(Given instruction)
Using the material below, repeat exactly the lines from the one with "What Altair code" through the one with "alt.Scale(domain=categories, paddingInner=0, paddingOuter=0)", ends included, without any images.

(Provided data)
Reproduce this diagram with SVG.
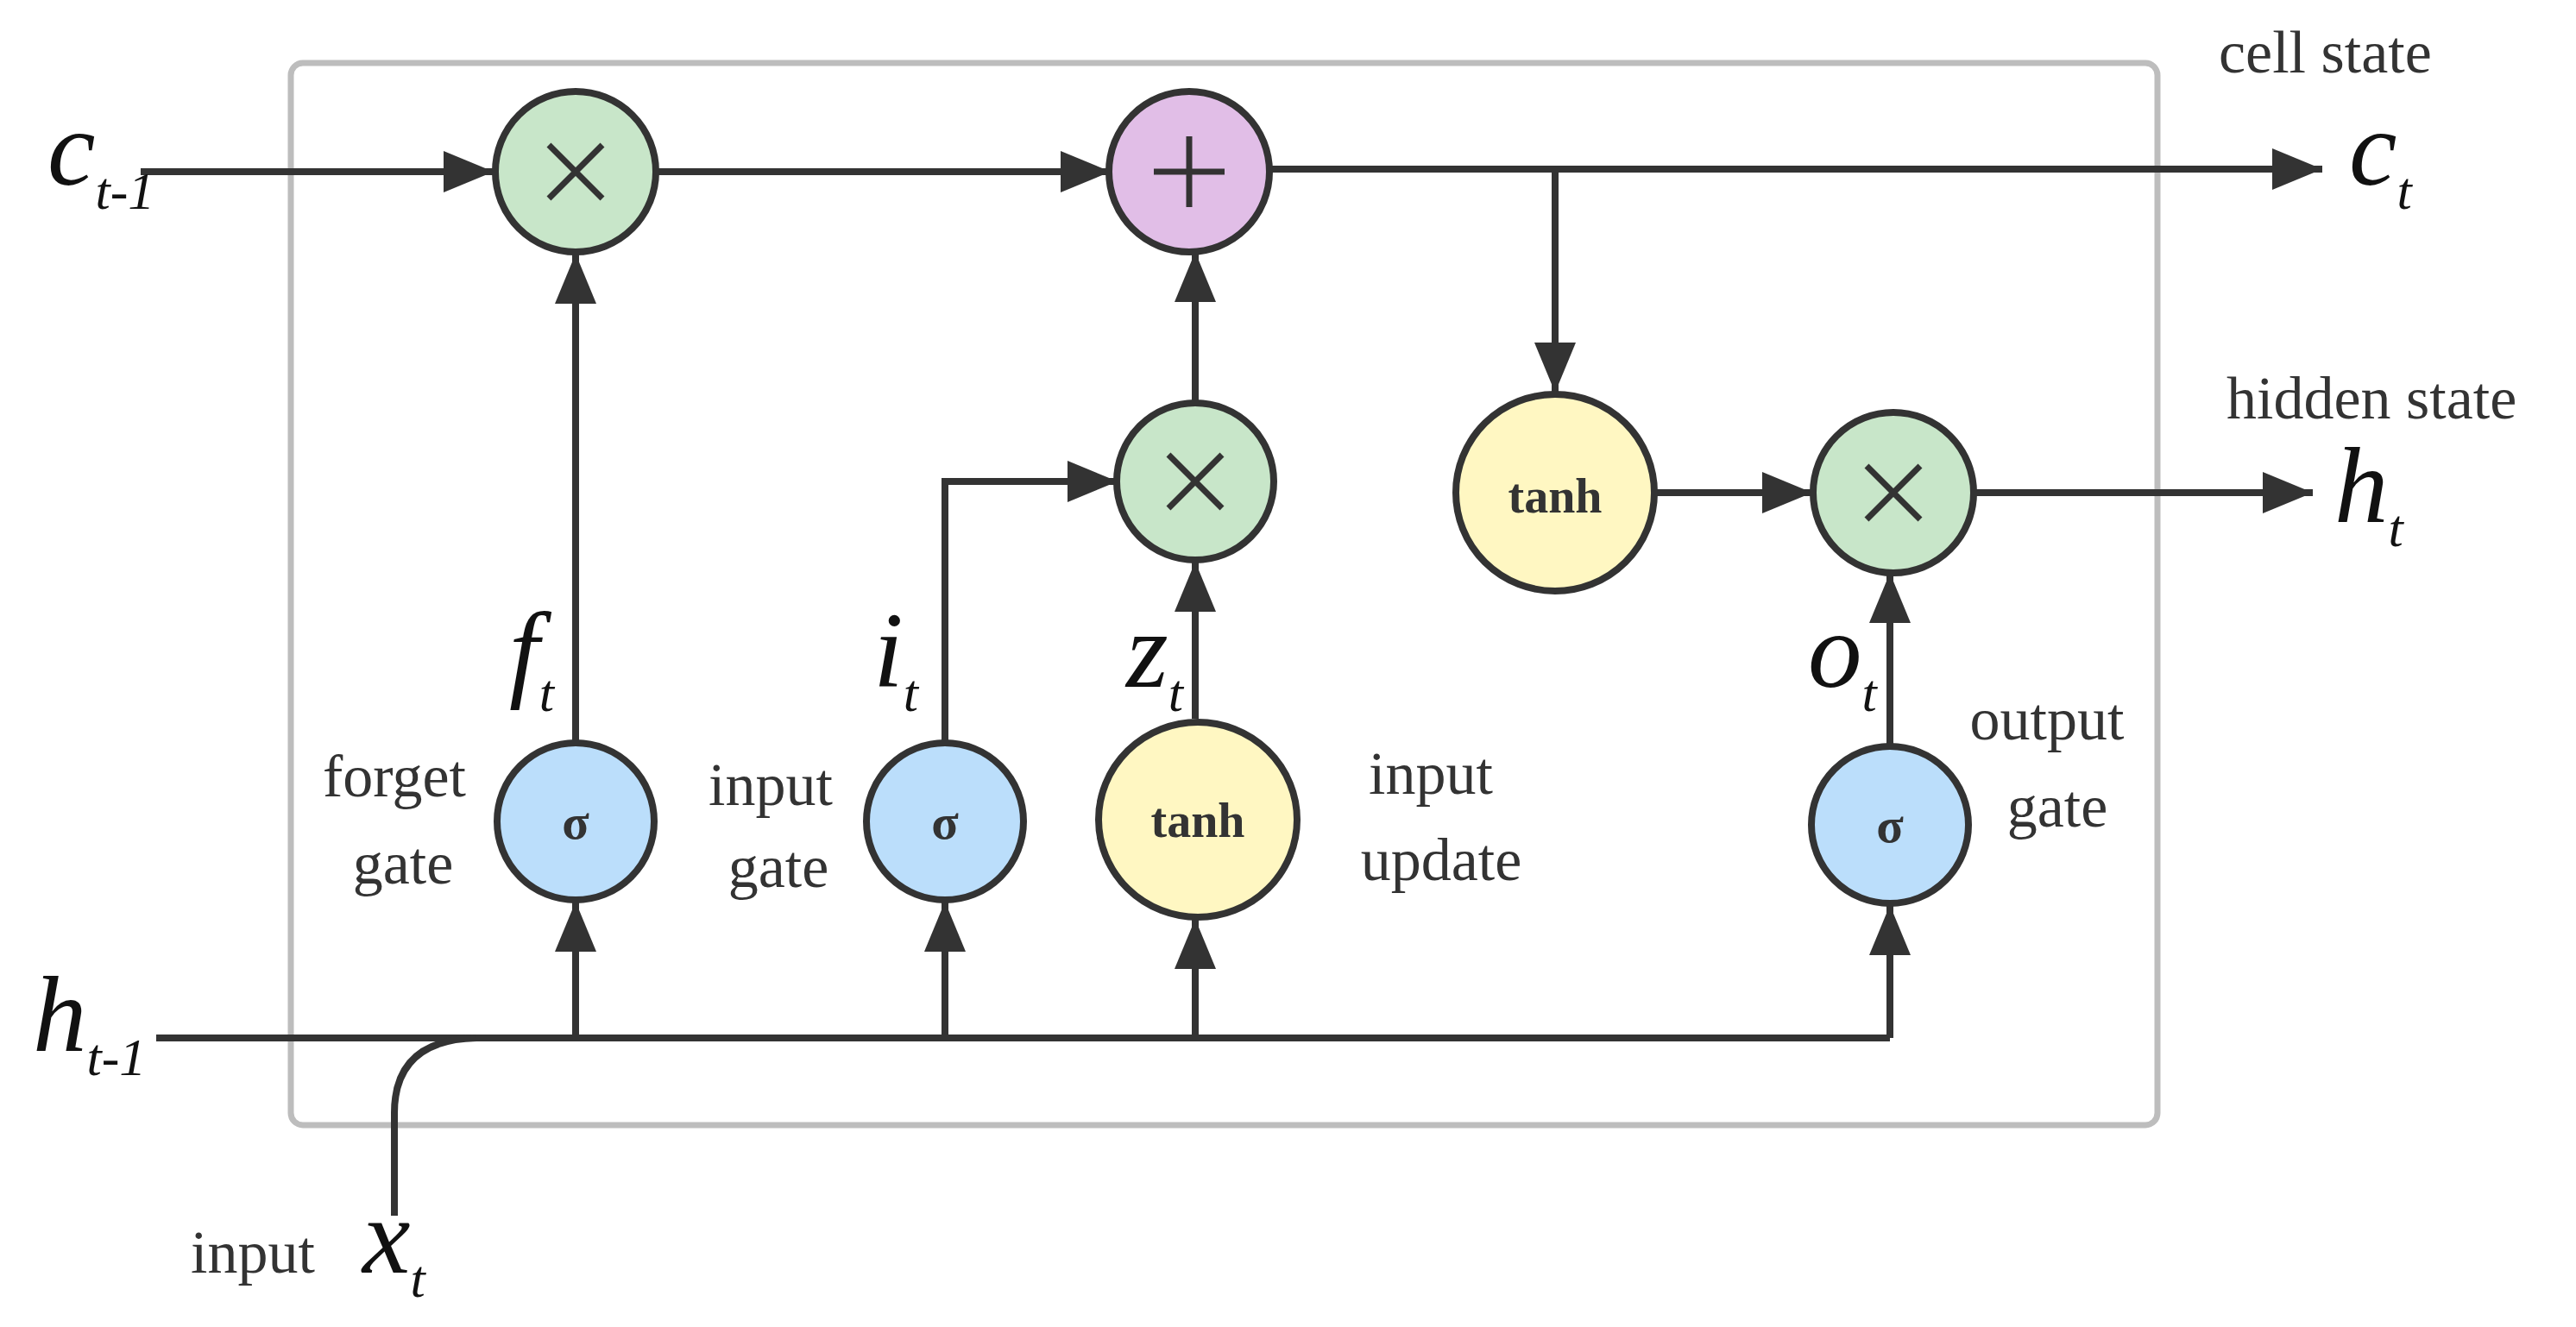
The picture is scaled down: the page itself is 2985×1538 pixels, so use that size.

...

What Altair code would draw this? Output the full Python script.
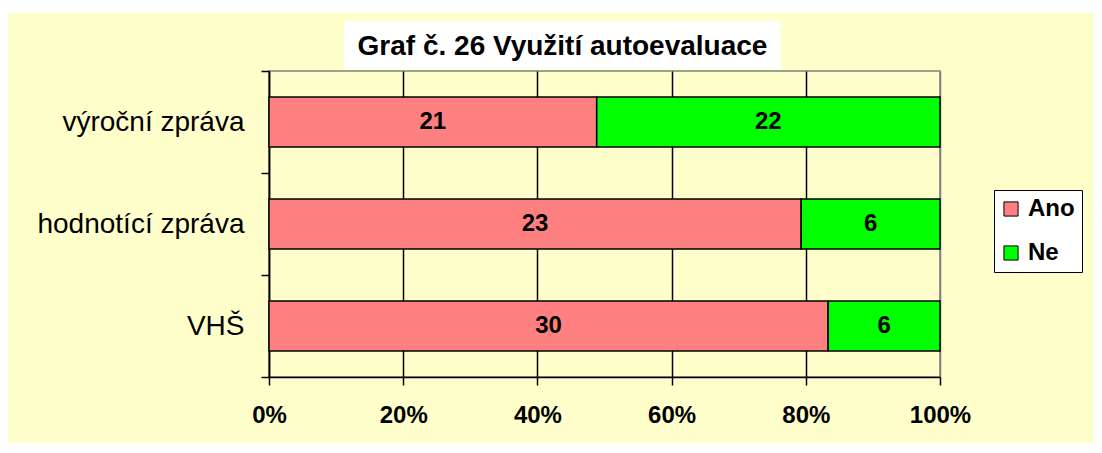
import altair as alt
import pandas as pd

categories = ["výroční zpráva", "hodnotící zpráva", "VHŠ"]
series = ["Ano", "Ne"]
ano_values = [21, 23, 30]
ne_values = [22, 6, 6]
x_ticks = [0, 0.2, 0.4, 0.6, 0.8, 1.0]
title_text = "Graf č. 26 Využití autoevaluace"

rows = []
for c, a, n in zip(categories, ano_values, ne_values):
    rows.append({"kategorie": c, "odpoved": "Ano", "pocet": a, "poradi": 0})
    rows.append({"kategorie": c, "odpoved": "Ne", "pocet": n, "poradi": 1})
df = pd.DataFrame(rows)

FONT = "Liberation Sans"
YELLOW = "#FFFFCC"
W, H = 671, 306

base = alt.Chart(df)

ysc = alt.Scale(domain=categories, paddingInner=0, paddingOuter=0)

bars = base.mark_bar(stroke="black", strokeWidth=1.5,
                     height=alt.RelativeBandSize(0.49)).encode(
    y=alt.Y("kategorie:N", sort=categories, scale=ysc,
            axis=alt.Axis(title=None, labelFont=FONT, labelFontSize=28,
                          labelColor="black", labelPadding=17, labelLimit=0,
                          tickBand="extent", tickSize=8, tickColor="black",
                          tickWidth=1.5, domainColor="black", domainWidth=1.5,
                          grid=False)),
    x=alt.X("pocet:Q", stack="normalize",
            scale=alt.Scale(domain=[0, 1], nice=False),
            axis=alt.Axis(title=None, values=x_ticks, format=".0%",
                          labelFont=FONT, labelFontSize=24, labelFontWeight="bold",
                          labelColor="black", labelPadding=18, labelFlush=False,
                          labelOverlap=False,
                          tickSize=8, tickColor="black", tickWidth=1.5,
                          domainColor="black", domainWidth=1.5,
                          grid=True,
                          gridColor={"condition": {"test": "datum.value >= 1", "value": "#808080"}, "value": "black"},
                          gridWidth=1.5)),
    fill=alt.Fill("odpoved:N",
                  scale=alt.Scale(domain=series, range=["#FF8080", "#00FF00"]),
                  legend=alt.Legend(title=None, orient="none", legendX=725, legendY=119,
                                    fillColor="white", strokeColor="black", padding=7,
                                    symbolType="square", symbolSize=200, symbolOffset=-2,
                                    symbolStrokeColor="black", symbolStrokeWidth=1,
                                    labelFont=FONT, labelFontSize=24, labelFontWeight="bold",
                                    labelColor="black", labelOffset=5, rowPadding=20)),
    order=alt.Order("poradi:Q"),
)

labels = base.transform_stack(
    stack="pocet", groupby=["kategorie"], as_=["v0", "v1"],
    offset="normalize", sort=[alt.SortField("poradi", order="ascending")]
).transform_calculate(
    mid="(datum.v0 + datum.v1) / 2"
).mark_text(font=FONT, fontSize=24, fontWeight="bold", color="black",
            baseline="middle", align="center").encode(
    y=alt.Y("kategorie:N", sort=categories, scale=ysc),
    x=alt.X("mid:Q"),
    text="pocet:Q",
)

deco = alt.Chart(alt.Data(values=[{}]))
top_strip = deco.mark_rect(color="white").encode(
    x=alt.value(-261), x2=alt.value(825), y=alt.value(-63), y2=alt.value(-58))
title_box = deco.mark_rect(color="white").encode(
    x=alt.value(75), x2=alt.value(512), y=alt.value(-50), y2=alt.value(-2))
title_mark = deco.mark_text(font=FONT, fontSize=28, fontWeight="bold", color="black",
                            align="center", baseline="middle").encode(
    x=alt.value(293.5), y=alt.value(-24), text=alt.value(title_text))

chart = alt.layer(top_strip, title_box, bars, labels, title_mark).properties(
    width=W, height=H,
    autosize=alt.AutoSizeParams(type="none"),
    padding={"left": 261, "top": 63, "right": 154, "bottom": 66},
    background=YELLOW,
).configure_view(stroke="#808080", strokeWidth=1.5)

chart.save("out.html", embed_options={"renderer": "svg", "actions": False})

(Output of the task)
What Altair code would draw this? Output the full Python script.
import altair as alt
import pandas as pd

categories = ["výroční zpráva", "hodnotící zpráva", "VHŠ"]
series = ["Ano", "Ne"]
ano_values = [21, 23, 30]
ne_values = [22, 6, 6]
x_ticks = [0, 0.2, 0.4, 0.6, 0.8, 1.0]
title_text = "Graf č. 26 Využití autoevaluace"

rows = []
for c, a, n in zip(categories, ano_values, ne_values):
    rows.append({"kategorie": c, "odpoved": "Ano", "pocet": a, "poradi": 0})
    rows.append({"kategorie": c, "odpoved": "Ne", "pocet": n, "poradi": 1})
df = pd.DataFrame(rows)

FONT = "Liberation Sans"
YELLOW = "#FFFFCC"
W, H = 671, 306

base = alt.Chart(df)

ysc = alt.Scale(domain=categories, paddingInner=0, paddingOuter=0)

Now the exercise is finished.